───── RECORDS TO USE ─────

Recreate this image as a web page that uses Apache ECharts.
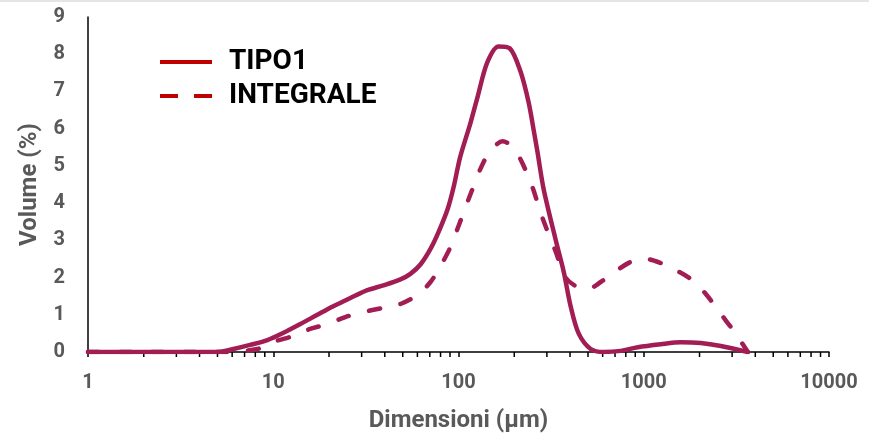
<!DOCTYPE html>
<html>
<head>
<meta charset="utf-8">
<script src="https://cdn.jsdelivr.net/npm/echarts@6/dist/echarts.min.js"></script>
<style>
html,body{margin:0;padding:0;background:#fff}
#chart{width:869px;height:438px}
</style>
</head>
<body>
<div id="chart"></div>
<script>
// dimensioni (µm) e volume (%)
var sizesTipo1 = [1, 2, 3, 4, 5.2, 6.1, 7.5, 9.3, 11.3, 14, 17.3, 21.1, 26.1, 32.2, 39.3, 48.6, 55, 62.3, 70.6, 78, 87.4, 94.4, 102, 116, 127, 143, 164.5, 189, 216, 239, 254, 267, 288, 334, 370, 403, 445, 517, 608, 751, 929, 1236, 1585, 2033, 2608, 3648];
var volTipo1 = [0, 0, 0, 0, 0.01, 0.08, 0.19, 0.32, 0.51, 0.75, 1.0, 1.23, 1.45, 1.66, 1.79, 1.95, 2.1, 2.35, 2.77, 3.22, 3.84, 4.46, 5.23, 6.15, 6.87, 7.78, 8.21, 8.16, 7.54, 6.71, 5.99, 5.37, 4.38, 3.03, 2.15, 1.23, 0.5, 0.08, 0, 0.03, 0.13, 0.21, 0.26, 0.24, 0.16, 0];

var sizesIntegrale = [1, 2, 4, 5.5, 8.2, 10, 12.8, 15.8, 19.6, 24.5, 30.3, 38.8, 48.6, 60, 70.6, 80, 90.5, 101, 119, 136.5, 154.6, 173, 201, 245, 284, 334, 379, 429, 498, 586, 706, 851, 1025, 1236, 1489, 1795, 2163, 2608, 3065, 3648];
var volIntegrale = [0, 0, 0, 0, 0.08, 0.27, 0.43, 0.62, 0.75, 0.94, 1.07, 1.18, 1.29, 1.53, 1.88, 2.31, 2.82, 3.44, 4.38, 5.10, 5.50, 5.66, 5.45, 4.56, 3.6, 2.71, 2.0, 1.77, 1.69, 1.88, 2.17, 2.42, 2.50, 2.39, 2.20, 1.96, 1.56, 1.02, 0.56, 0];

// tacche secondarie dell'asse logaritmico
var minorTicks = [2, 3, 4, 5, 6, 7, 8, 9, 20, 30, 40, 50, 60, 70, 80, 90, 200, 300, 400, 500, 600, 700, 800, 900, 2000, 3000, 4000, 5000, 6000, 7000, 8000, 9000];

function pairs(xs, ys) {
    return xs.map(function (x, i) { return [x, ys[i]]; });
}

var lineColor = '#A31D55';
var font = 'Roboto';

var myChart = echarts.init(document.getElementById('chart'));
var option = {
    animation: false,
    graphic: [{
        type: 'rect', left: 0, top: 0, silent: true,
        shape: { width: 869, height: 2 },
        style: { fill: '#e2e6e6' }
    }],
    grid: { left: 88, right: 40, top: 17, bottom: 85 },
    legend: {
        orient: 'vertical',
        left: 153,
        top: 43,
        itemWidth: 52,
        itemHeight: 14,
        itemGap: 6,
        textStyle: { fontFamily: font, fontSize: 28, fontWeight: 'bold', color: '#000', padding: [0, 0, 0, 12] },
        data: [
            { name: 'TIPO1', itemStyle: { opacity: 0 }, lineStyle: { color: '#C00000', width: 4, cap: 'butt' } },
            { name: 'INTEGRALE', itemStyle: { opacity: 0 }, lineStyle: { color: '#C00000', width: 4, type: [18, 16], cap: 'butt' } }
        ]
    },
    xAxis: {
        type: 'log',
        logBase: 10,
        min: 1,
        max: 10000,
        name: 'Dimensioni (µm)',
        nameLocation: 'middle',
        nameGap: 57,
        nameTextStyle: { fontFamily: font, fontSize: 24, fontWeight: 'bold', color: '#595959' },
        axisLine: { lineStyle: { color: '#000', width: 1.5 } },
        axisTick: { show: true, inside: false, length: 5, lineStyle: { color: '#000', width: 1.5 } },
        axisLabel: {
            fontFamily: font, fontSize: 20, fontWeight: 'bold', color: '#595959', margin: 21,
            formatter: function (v) { return String(v); }
        },
        splitLine: { show: false }
    },
    yAxis: {
        type: 'value',
        min: 0,
        max: 9,
        interval: 1,
        name: 'Volume (%)',
        nameLocation: 'middle',
        nameGap: 46,
        nameTextStyle: { fontFamily: font, fontSize: 24, fontWeight: 'bold', color: '#595959' },
        axisLine: { show: true, lineStyle: { color: '#000', width: 1.5 } },
        axisTick: { show: false },
        axisLabel: { fontFamily: font, fontSize: 20, fontWeight: 'bold', color: '#595959', margin: 23 },
        splitLine: { show: false }
    },
    series: [{
        name: 'TIPO1',
        type: 'line',
        smooth: 0.3,
        symbol: 'none',
        lineStyle: { color: lineColor, width: 4.5, cap: 'round', join: 'round' },
        itemStyle: { color: lineColor },
        data: pairs(sizesTipo1, volTipo1),
        z: 3
    }, {
        name: 'INTEGRALE',
        type: 'line',
        smooth: 0.3,
        symbol: 'none',
        lineStyle: { color: lineColor, width: 4.5, type: [11, 21], cap: 'round', join: 'round' },
        itemStyle: { color: lineColor },
        data: pairs(sizesIntegrale, volIntegrale),
        z: 2
    }, {
        name: 'ticks',
        type: 'custom',
        silent: true,
        clip: false,
        data: minorTicks.map(function (v) { return [v, 0]; }),
        renderItem: function (params, api) {
            var p = api.coord([api.value(0), 0]);
            return {
                type: 'line',
                shape: { x1: p[0], y1: p[1], x2: p[0], y2: p[1] + 5 },
                style: { stroke: '#000', lineWidth: 1.5 }
            };
        },
        z: 1
    }]
};
myChart.setOption(option);
window.addEventListener('resize', function () {
    myChart.resize();
});
</script>
</body>
</html>
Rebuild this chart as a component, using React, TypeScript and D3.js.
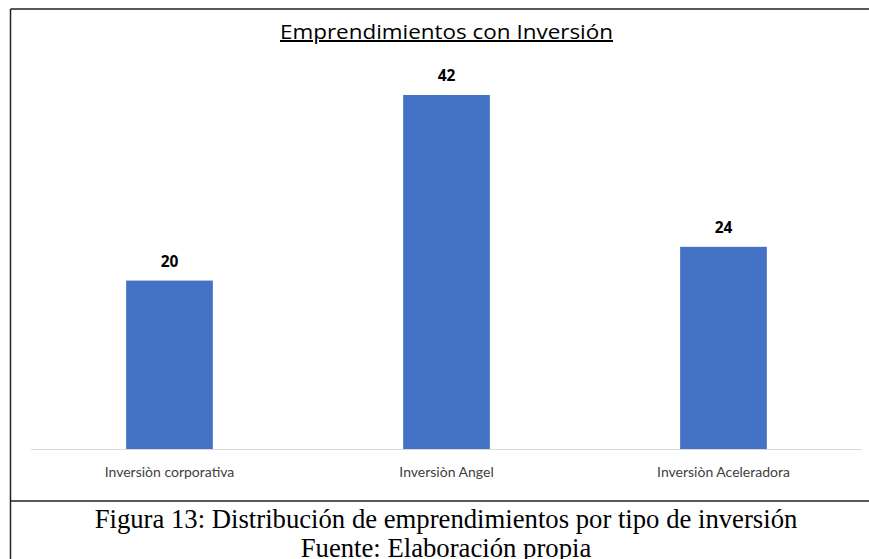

─────

### PROBLEM STATEMENT
Begin at the first line of the material and copy each line exactly through the one containing "0.24, 0.16, 0];". Omit pictures.

### ANSWER TO THIS EXERCISE
Recreate this image as a web page that uses Apache ECharts.
<!DOCTYPE html>
<html>
<head>
<meta charset="utf-8">
<script src="https://cdn.jsdelivr.net/npm/echarts@6/dist/echarts.min.js"></script>
<style>
html,body{margin:0;padding:0;background:#fff}
#chart{width:869px;height:438px}
</style>
</head>
<body>
<div id="chart"></div>
<script>
// dimensioni (µm) e volume (%)
var sizesTipo1 = [1, 2, 3, 4, 5.2, 6.1, 7.5, 9.3, 11.3, 14, 17.3, 21.1, 26.1, 32.2, 39.3, 48.6, 55, 62.3, 70.6, 78, 87.4, 94.4, 102, 116, 127, 143, 164.5, 189, 216, 239, 254, 267, 288, 334, 370, 403, 445, 517, 608, 751, 929, 1236, 1585, 2033, 2608, 3648];
var volTipo1 = [0, 0, 0, 0, 0.01, 0.08, 0.19, 0.32, 0.51, 0.75, 1.0, 1.23, 1.45, 1.66, 1.79, 1.95, 2.1, 2.35, 2.77, 3.22, 3.84, 4.46, 5.23, 6.15, 6.87, 7.78, 8.21, 8.16, 7.54, 6.71, 5.99, 5.37, 4.38, 3.03, 2.15, 1.23, 0.5, 0.08, 0, 0.03, 0.13, 0.21, 0.26, 0.24, 0.16, 0];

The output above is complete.